### Given request
Omit all pictures, then retype the data exactly as given.

### Data extract

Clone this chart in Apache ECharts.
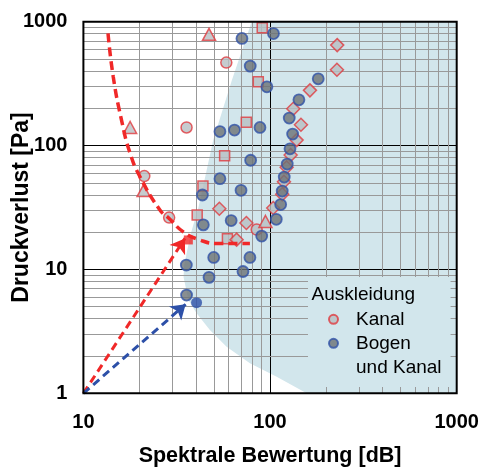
<!DOCTYPE html>
<html><head><meta charset="utf-8">
<script src="https://cdn.jsdelivr.net/npm/echarts@6/dist/echarts.min.js"></script>
<style>html,body{margin:0;padding:0;background:#fff}#c{width:480px;height:468px}</style>
</head><body><div id="c"></div>
<script>
// ---- data ----
const xTickLabels = [10, 100, 1000];
const yTickLabels = [1, 10, 100, 1000];
const xMinor = [20,30,40,50,60,70,80,90,200,300,400,500,600,700,800,900];
const yMinor = [2,3,4,5,6,7,8,9,20,30,40,50,60,70,80,90,200,300,400,500,600,700,800,900];

const kanalCircle = [[58.3,468],[35.7,140],[21.2,56.7],[28.8,26.2],[84.8,21.0]];
const kanalTriangle = [[47.1,791],[17.8,140],[21.0,43.3],[94.5,24.4]];
const kanalSquare = [[90.8,893],[86.5,327],[74.6,154],[57.1,82.7],[43.7,47.1],[40.7,27.5],[59.1,17.7]];
const kanalDiamond = [[53.5,30.9],[74.7,23.7],[66.2,17.4],[104,31.3],[116.2,40.4],[118.7,51.0],[122.7,66.7],
  [128.9,83.8],[138.8,110.7],[146.4,147.2],[133.2,198],[163.6,279],[228.2,409],[229,647]];
const bogen = [[70.7,733],[104.3,802],[78.3,438],[96.2,298],[53.9,129.7],[64.5,133.4],[88.3,140],[78.7,76.1],
  [53.9,54.0],[43.4,39.9],[69.9,43.5],[43.9,22.9],[61.9,24.8],[90.2,18.6],[108,25.4],[114,33.4],[116.2,42.9],
  [119.1,55.7],[123.6,70.9],[127.9,94.2],[132.1,123.8],[126.7,166.7],[142.8,234],[181.2,346],[49.9,12.5],
  [78.0,12.5],[35.6,10.85],[71.6,9.62],[47.1,8.63],[35.7,6.21]];

const curveX = [13.55,14.45,16.0,17.8,20.1,25.7,28.8,34.3,42.1,51.7,78];
const curveY = [804,359,160.7,86.5,56,30.2,25.8,20.1,17.3,16.2,16.2];

const shadeX = [79.7,62.5,49.6,45.4,41.4,37.7,36.0,34.6,34.4,36.5,40.4,47.6,58.5,78.0,108.5,157,1000,1000];
const shadeY = [1000,338,110.8,60.0,31.9,19.7,14.3,10.65,8.68,5.66,4.42,3.24,2.38,1.75,1.36,1,1,1000];

const redArrow = [[10,1],[35.0,17.8]];
const redEnd = [[36.5,17.3]];
const blueArrow = [[10,1],[35.3,5.23]];
const blueEnd = [[40.4,5.39]];

// ---- chart ----
const FONT = '"Liberation Sans", Arial, sans-serif';
const chart = echarts.init(document.getElementById('c'), null, {renderer:'canvas'});
const kanalStyle = {color:'#b8bfc3', borderColor:'#e0393e', borderWidth:1.5};
const bogenStyle = {color:'#6c7276', borderColor:'#3152a8', borderWidth:1.8};
const fmt = v => String(Math.round(v));

chart.setOption({
  animation:false,
  grid:{left:83.4, right:23.3, top:21.7, bottom:74.7, show:true, z:10, outerBoundsMode:'none', containLabel:false,
        backgroundColor:'transparent', borderColor:'#000', borderWidth:2},
  xAxis:{type:'log', logBase:10, min:xTickLabels[0], max:xTickLabels[xTickLabels.length-1], z:2,
    axisLine:{show:false}, axisTick:{show:false},
    axisLabel:{fontFamily:FONT, fontWeight:'bold', fontSize:20, color:'#000', margin:19, formatter:fmt},
    splitLine:{show:true, lineStyle:{color:'#000', width:1}},
    name:'Spektrale Bewertung [dB]', nameLocation:'middle', nameGap:52, nameMoveOverlap:false,
    nameTextStyle:{fontFamily:FONT, fontWeight:'bold', fontSize:21.5, color:'#000'}},
  yAxis:{type:'log', logBase:10, min:yTickLabels[0], max:yTickLabels[yTickLabels.length-1], z:2,
    axisLine:{show:false}, axisTick:{show:false},
    axisLabel:{fontFamily:FONT, fontWeight:'bold', fontSize:20, color:'#000', margin:16, formatter:fmt},
    splitLine:{show:true, lineStyle:{color:'#000', width:1}},
    name:'Druckverlust [Pa]', nameLocation:'middle', nameGap:50, nameMoveOverlap:false,
    nameTextStyle:{fontFamily:FONT, fontWeight:'bold', fontSize:23, color:'#000'}},
  legend:{orient:'vertical', left:308, top:277, padding:[30.3,9,7.7,20], itemGap:-24,
    backgroundColor:'#d2e6ec', itemWidth:9, itemHeight:9, z:4,
    data:[{name:'Kanal', icon:'circle'},{name:'Bogen und Kanal', icon:'circle'}],
    formatter: n => n === 'Kanal' ? 'Kanal' : '\nBogen\nund Kanal',
    textStyle:{fontFamily:FONT, fontSize:19, color:'#000', lineHeight:24, padding:[0,0,0,13]}},
  graphic:[{type:'text', x:311.5, y:295, z:10, silent:true,
    style:{text:'Auskleidung', font:'19px "Liberation Sans", Arial, sans-serif', fill:'#000', verticalAlign:'middle'}}],
  series:[
    {type:'custom', name:'shade', z:1, silent:true, clip:true,
     data:[[shadeX[0], shadeY[0]]],
     renderItem:(params, api) => {
       const pts = shadeX.map((x,i) => api.coord([x, shadeY[i]]));
       return {type:'polygon', shape:{points:pts}, style:{fill:'#d2e6ec'}, silent:true};
     }},
    {type:'line', name:'minor', z:2, silent:true, data:[[10,1]], showSymbol:false, symbol:'none',
     lineStyle:{opacity:0},
     markLine:{z:2, silent:true, symbol:['none','none'], label:{show:false}, animation:false,
       lineStyle:{color:'#999', width:1, type:'solid'},
       emphasis:{disabled:true},
       data:[...xMinor.map(v => ({xAxis:v})), ...yMinor.map(v => ({yAxis:v}))]}},
    {type:'scatter', name:'Kanal', z:5, symbol:'circle', symbolSize:11, itemStyle:kanalStyle, data:kanalCircle},
    {type:'scatter', name:'Kanal', z:5, symbol:'triangle', symbolSize:[13,12], itemStyle:kanalStyle, data:kanalTriangle},
    {type:'scatter', name:'Kanal', z:5, symbol:'rect', symbolSize:10, itemStyle:kanalStyle, data:kanalSquare},
    {type:'scatter', name:'Kanal', z:5, symbol:'diamond', symbolSize:[13,13], itemStyle:kanalStyle, data:kanalDiamond},
    {type:'scatter', name:'Bogen und Kanal', z:6, symbol:'circle', symbolSize:11, itemStyle:bogenStyle, data:bogen},
    {type:'line', name:'curve', z:7, silent:true, symbol:'none', smooth:0.5,
     lineStyle:{color:'#f02828', width:3.5, type:[9,5]},
     data:curveX.map((x,i) => [x, curveY[i]])},
    {type:'lines', name:'arrowR', coordinateSystem:'cartesian2d', z:8, silent:true,
     symbol:['none','arrow'], symbolSize:14,
     lineStyle:{color:'#f02828', width:3, type:[8,5], opacity:1},
     data:[{coords:redArrow}]},
    {type:'lines', name:'arrowB', coordinateSystem:'cartesian2d', z:8, silent:true,
     symbol:['none','arrow'], symbolSize:14,
     lineStyle:{color:'#2d50a8', width:3, type:[8,5], opacity:1},
     data:[{coords:blueArrow}]},
    {type:'scatter', name:'endR', z:8, silent:true, symbol:'rect', symbolSize:9, itemStyle:{color:'#f02828'}, data:redEnd},
    {type:'scatter', name:'endB', z:8, silent:true, symbol:'circle', symbolSize:11, itemStyle:{color:'#2d50a8'}, data:blueEnd}
  ]
});
</script></body></html>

### Reply
Clone this chart in Apache ECharts.
<!DOCTYPE html>
<html><head><meta charset="utf-8">
<script src="https://cdn.jsdelivr.net/npm/echarts@6/dist/echarts.min.js"></script>
<style>html,body{margin:0;padding:0;background:#fff}#c{width:480px;height:468px}</style>
</head><body><div id="c"></div>
<script>
// ---- data ----
const xTickLabels = [10, 100, 1000];
const yTickLabels = [1, 10, 100, 1000];
const xMinor = [20,30,40,50,60,70,80,90,200,300,400,500,600,700,800,900];
const yMinor = [2,3,4,5,6,7,8,9,20,30,40,50,60,70,80,90,200,300,400,500,600,700,800,900];

const kanalCircle = [[58.3,468],[35.7,140],[21.2,56.7],[28.8,26.2],[84.8,21.0]];
const kanalTriangle = [[47.1,791],[17.8,140],[21.0,43.3],[94.5,24.4]];
const kanalSquare = [[90.8,893],[86.5,327],[74.6,154],[57.1,82.7],[43.7,47.1],[40.7,27.5],[59.1,17.7]];
const kanalDiamond = [[53.5,30.9],[74.7,23.7],[66.2,17.4],[104,31.3],[116.2,40.4],[118.7,51.0],[122.7,66.7],
  [128.9,83.8],[138.8,110.7],[146.4,147.2],[133.2,198],[163.6,279],[228.2,409],[229,647]];
const bogen = [[70.7,733],[104.3,802],[78.3,438],[96.2,298],[53.9,129.7],[64.5,133.4],[88.3,140],[78.7,76.1],
  [53.9,54.0],[43.4,39.9],[69.9,43.5],[43.9,22.9],[61.9,24.8],[90.2,18.6],[108,25.4],[114,33.4],[116.2,42.9],
  [119.1,55.7],[123.6,70.9],[127.9,94.2],[132.1,123.8],[126.7,166.7],[142.8,234],[181.2,346],[49.9,12.5],
  [78.0,12.5],[35.6,10.85],[71.6,9.62],[47.1,8.63],[35.7,6.21]];

const curveX = [13.55,14.45,16.0,17.8,20.1,25.7,28.8,34.3,42.1,51.7,78];
const curveY = [804,359,160.7,86.5,56,30.2,25.8,20.1,17.3,16.2,16.2];

const shadeX = [79.7,62.5,49.6,45.4,41.4,37.7,36.0,34.6,34.4,36.5,40.4,47.6,58.5,78.0,108.5,157,1000,1000];
const shadeY = [1000,338,110.8,60.0,31.9,19.7,14.3,10.65,8.68,5.66,4.42,3.24,2.38,1.75,1.36,1,1,1000];

const redArrow = [[10,1],[35.0,17.8]];
const redEnd = [[36.5,17.3]];
const blueArrow = [[10,1],[35.3,5.23]];
const blueEnd = [[40.4,5.39]];

// ---- chart ----
const FONT = '"Liberation Sans", Arial, sans-serif';
const chart = echarts.init(document.getElementById('c'), null, {renderer:'canvas'});
const kanalStyle = {color:'#b8bfc3', borderColor:'#e0393e', borderWidth:1.5};
const bogenStyle = {color:'#6c7276', borderColor:'#3152a8', borderWidth:1.8};
const fmt = v => String(Math.round(v));

chart.setOption({
  animation:false,
  grid:{left:83.4, right:23.3, top:21.7, bottom:74.7, show:true, z:10, outerBoundsMode:'none', containLabel:false,
        backgroundColor:'transparent', borderColor:'#000', borderWidth:2},
  xAxis:{type:'log', logBase:10, min:xTickLabels[0], max:xTickLabels[xTickLabels.length-1], z:2,
    axisLine:{show:false}, axisTick:{show:false},
    axisLabel:{fontFamily:FONT, fontWeight:'bold', fontSize:20, color:'#000', margin:19, formatter:fmt},
    splitLine:{show:true, lineStyle:{color:'#000', width:1}},
    name:'Spektrale Bewertung [dB]', nameLocation:'middle', nameGap:52, nameMoveOverlap:false,
    nameTextStyle:{fontFamily:FONT, fontWeight:'bold', fontSize:21.5, color:'#000'}},
  yAxis:{type:'log', logBase:10, min:yTickLabels[0], max:yTickLabels[yTickLabels.length-1], z:2,
    axisLine:{show:false}, axisTick:{show:false},
    axisLabel:{fontFamily:FONT, fontWeight:'bold', fontSize:20, color:'#000', margin:16, formatter:fmt},
    splitLine:{show:true, lineStyle:{color:'#000', width:1}},
    name:'Druckverlust [Pa]', nameLocation:'middle', nameGap:50, nameMoveOverlap:false,
    nameTextStyle:{fontFamily:FONT, fontWeight:'bold', fontSize:23, color:'#000'}},
  legend:{orient:'vertical', left:308, top:277, padding:[30.3,9,7.7,20], itemGap:-24,
    backgroundColor:'#d2e6ec', itemWidth:9, itemHeight:9, z:4,
    data:[{name:'Kanal', icon:'circle'},{name:'Bogen und Kanal', icon:'circle'}],
    formatter: n => n === 'Kanal' ? 'Kanal' : '\nBogen\nund Kanal',
    textStyle:{fontFamily:FONT, fontSize:19, color:'#000', lineHeight:24, padding:[0,0,0,13]}},
  graphic:[{type:'text', x:311.5, y:295, z:10, silent:true,
    style:{text:'Auskleidung', font:'19px "Liberation Sans", Arial, sans-serif', fill:'#000', verticalAlign:'middle'}}],
  series:[
    {type:'custom', name:'shade', z:1, silent:true, clip:true,
     data:[[shadeX[0], shadeY[0]]],
     renderItem:(params, api) => {
       const pts = shadeX.map((x,i) => api.coord([x, shadeY[i]]));
       return {type:'polygon', shape:{points:pts}, style:{fill:'#d2e6ec'}, silent:true};
     }},
    {type:'line', name:'minor', z:2, silent:true, data:[[10,1]], showSymbol:false, symbol:'none',
     lineStyle:{opacity:0},
     markLine:{z:2, silent:true, symbol:['none','none'], label:{show:false}, animation:false,
       lineStyle:{color:'#999', width:1, type:'solid'},
       emphasis:{disabled:true},
       data:[...xMinor.map(v => ({xAxis:v})), ...yMinor.map(v => ({yAxis:v}))]}},
    {type:'scatter', name:'Kanal', z:5, symbol:'circle', symbolSize:11, itemStyle:kanalStyle, data:kanalCircle},
    {type:'scatter', name:'Kanal', z:5, symbol:'triangle', symbolSize:[13,12], itemStyle:kanalStyle, data:kanalTriangle},
    {type:'scatter', name:'Kanal', z:5, symbol:'rect', symbolSize:10, itemStyle:kanalStyle, data:kanalSquare},
    {type:'scatter', name:'Kanal', z:5, symbol:'diamond', symbolSize:[13,13], itemStyle:kanalStyle, data:kanalDiamond},
    {type:'scatter', name:'Bogen und Kanal', z:6, symbol:'circle', symbolSize:11, itemStyle:bogenStyle, data:bogen},
    {type:'line', name:'curve', z:7, silent:true, symbol:'none', smooth:0.5,
     lineStyle:{color:'#f02828', width:3.5, type:[9,5]},
     data:curveX.map((x,i) => [x, curveY[i]])},
    {type:'lines', name:'arrowR', coordinateSystem:'cartesian2d', z:8, silent:true,
     symbol:['none','arrow'], symbolSize:14,
     lineStyle:{color:'#f02828', width:3, type:[8,5], opacity:1},
     data:[{coords:redArrow}]},
    {type:'lines', name:'arrowB', coordinateSystem:'cartesian2d', z:8, silent:true,
     symbol:['none','arrow'], symbolSize:14,
     lineStyle:{color:'#2d50a8', width:3, type:[8,5], opacity:1},
     data:[{coords:blueArrow}]},
    {type:'scatter', name:'endR', z:8, silent:true, symbol:'rect', symbolSize:9, itemStyle:{color:'#f02828'}, data:redEnd},
    {type:'scatter', name:'endB', z:8, silent:true, symbol:'circle', symbolSize:11, itemStyle:{color:'#2d50a8'}, data:blueEnd}
  ]
});
</script></body></html>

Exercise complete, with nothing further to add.